こうなりますと資産管理会社の意味合いも変わってきますね。

2.欧米の資産管理会社

ファミリービジネスの研究では、同族経営と同族所有を分けて考えます。本コラムでもBMWやポルシェ、プジョーなどの欧州の自動車メーカーなどが所有と経営を分けて管理していることを紹介してきました。

特に、プジョーの資産管理会社は単に一族の資産管理をするのみならず、ファミリーオフィスとして多様な投資事業を行っています。

欧米の資産管理として一括りにすることは出来ませんが、会社が大きくなるほどファミリーオフィスを活用するという点は共通するのではないでしょうか。

もっとも、このファミリーオフィスの定義は決まっていません。日本では「アルケゴス事件」で有名になりましたので、ファミリーオフィスのことを資産運用会社と思う人も少なくありません。

「アルケゴス事件」とは、ファミリーオフィス業を営むアルケゴス・キャピタル・マネジメント社が資産運用に失敗した結果、クレディ・スイス、UBS、野村證券などが多額の損失を被った事件です。

このアルケゴス・キャピタル・マネジメント社は過度のデリバティブ取引をしていましたがヘッジファンドではないということでSEC(証券取引委員会)の規制の外にありました。

一般にファミリーオフィスとは、資産運用や資産管理に関する助言だけでなく、ファミリーとしての価値観を共有する場の提供や、一族内の紛争予防、公益活用や慈善活動のサポートなど、無形的な財産まで管理する法人などをいいます。

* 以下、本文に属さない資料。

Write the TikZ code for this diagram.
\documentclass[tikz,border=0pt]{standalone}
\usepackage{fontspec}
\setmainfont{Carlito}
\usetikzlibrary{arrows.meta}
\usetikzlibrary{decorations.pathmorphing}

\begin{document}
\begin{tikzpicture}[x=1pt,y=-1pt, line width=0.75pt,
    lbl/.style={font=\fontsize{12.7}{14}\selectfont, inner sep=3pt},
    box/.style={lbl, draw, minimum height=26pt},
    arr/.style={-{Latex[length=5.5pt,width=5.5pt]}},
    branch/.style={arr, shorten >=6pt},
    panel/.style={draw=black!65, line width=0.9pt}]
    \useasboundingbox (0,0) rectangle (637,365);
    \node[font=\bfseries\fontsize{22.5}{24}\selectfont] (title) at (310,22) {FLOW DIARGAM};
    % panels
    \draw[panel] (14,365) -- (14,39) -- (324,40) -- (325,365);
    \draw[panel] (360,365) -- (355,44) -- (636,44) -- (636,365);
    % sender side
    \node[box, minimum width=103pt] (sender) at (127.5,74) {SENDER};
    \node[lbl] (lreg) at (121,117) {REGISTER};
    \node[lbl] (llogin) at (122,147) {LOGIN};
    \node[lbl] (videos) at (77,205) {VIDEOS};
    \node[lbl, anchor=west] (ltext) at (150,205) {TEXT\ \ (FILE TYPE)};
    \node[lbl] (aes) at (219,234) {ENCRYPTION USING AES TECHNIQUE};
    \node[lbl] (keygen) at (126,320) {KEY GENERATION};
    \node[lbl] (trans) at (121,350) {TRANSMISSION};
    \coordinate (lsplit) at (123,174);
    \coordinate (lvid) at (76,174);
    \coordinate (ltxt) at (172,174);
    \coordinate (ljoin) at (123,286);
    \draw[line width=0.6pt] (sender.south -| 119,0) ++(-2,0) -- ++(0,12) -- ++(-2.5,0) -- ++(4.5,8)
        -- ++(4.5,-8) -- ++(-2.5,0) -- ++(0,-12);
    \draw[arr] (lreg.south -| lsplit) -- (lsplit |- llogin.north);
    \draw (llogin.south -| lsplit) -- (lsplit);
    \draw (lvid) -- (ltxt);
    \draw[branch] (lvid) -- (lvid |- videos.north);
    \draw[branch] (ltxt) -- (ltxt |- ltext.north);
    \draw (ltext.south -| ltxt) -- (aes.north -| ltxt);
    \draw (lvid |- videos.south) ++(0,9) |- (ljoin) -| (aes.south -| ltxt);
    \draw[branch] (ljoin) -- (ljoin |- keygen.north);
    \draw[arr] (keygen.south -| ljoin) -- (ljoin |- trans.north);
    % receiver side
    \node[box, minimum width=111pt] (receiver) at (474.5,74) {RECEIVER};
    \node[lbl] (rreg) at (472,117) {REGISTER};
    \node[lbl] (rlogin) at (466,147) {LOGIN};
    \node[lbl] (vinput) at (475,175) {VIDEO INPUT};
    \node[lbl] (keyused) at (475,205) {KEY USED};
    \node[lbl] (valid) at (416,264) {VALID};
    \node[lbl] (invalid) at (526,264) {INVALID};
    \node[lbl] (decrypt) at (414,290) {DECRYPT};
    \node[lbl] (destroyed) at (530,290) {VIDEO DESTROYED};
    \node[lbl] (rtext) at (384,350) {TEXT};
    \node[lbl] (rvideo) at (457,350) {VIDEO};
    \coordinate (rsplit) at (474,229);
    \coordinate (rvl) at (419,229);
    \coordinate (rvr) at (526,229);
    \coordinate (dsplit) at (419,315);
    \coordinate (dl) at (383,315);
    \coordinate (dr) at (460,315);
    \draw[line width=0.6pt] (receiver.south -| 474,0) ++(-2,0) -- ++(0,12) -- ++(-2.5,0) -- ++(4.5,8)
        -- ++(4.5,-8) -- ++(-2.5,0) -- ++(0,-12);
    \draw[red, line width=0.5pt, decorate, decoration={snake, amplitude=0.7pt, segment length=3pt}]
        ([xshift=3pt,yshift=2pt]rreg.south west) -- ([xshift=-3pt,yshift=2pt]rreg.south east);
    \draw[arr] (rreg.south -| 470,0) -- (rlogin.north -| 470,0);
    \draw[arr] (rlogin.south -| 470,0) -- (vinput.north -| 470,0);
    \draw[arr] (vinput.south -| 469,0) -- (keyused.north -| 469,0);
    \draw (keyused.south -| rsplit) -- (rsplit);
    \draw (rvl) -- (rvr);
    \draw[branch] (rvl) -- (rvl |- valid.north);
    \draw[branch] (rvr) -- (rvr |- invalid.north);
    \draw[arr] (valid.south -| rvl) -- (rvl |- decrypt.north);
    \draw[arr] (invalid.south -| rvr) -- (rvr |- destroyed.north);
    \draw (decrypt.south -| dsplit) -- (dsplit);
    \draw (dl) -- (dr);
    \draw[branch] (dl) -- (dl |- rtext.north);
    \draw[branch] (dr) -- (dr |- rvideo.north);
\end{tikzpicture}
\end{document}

そもそもファミリーオフィスの原点は1882年にロックフェラー家の資産管理のために設立されたのが最初とされています。欧米においては富裕層向けビジネスとして確立しています。

 

3.日本での活用

日本でもファミリーオフィス・サービスを提供するという法人が増えています。相続税対策として資産管理会社を活用するのにとどまらず、資産運用などの各種サービスの提供をメニューとして掲げている会社が多いようです。

ただ、日本で欧米型のファミリーオフィスを会社として行うのは難しいのです。運用の相談や助言は金融商品取引法の規制を受けます。

紛争予防のための法律相談は弁護士法、税務対策のための税務相談は税理士法により、それぞれ弁護士、税理士しか対応できません。

色々な規制が国民の財産を守ってくれいている結果、アルケゴス事件というような事態は起きにくい反面、ビジネスとして制約があります。

インフレ、紛争の増加、地震等の様々なリスクなどを考えれば資産運用の多様化は必要ですし、ファミリーの財産を分散させずに集約して運用する方が合理的です。

経営者の資産管理会社の活用策としては、相続税対策だけでなく、ファミリーの資産防衛や結束の強化という観点も欠かせない時代になっていると感じます。

もはや相続対策だけでは足りない時代になりました。大切な家族の未来を守るための準備が出来てますでしょうか?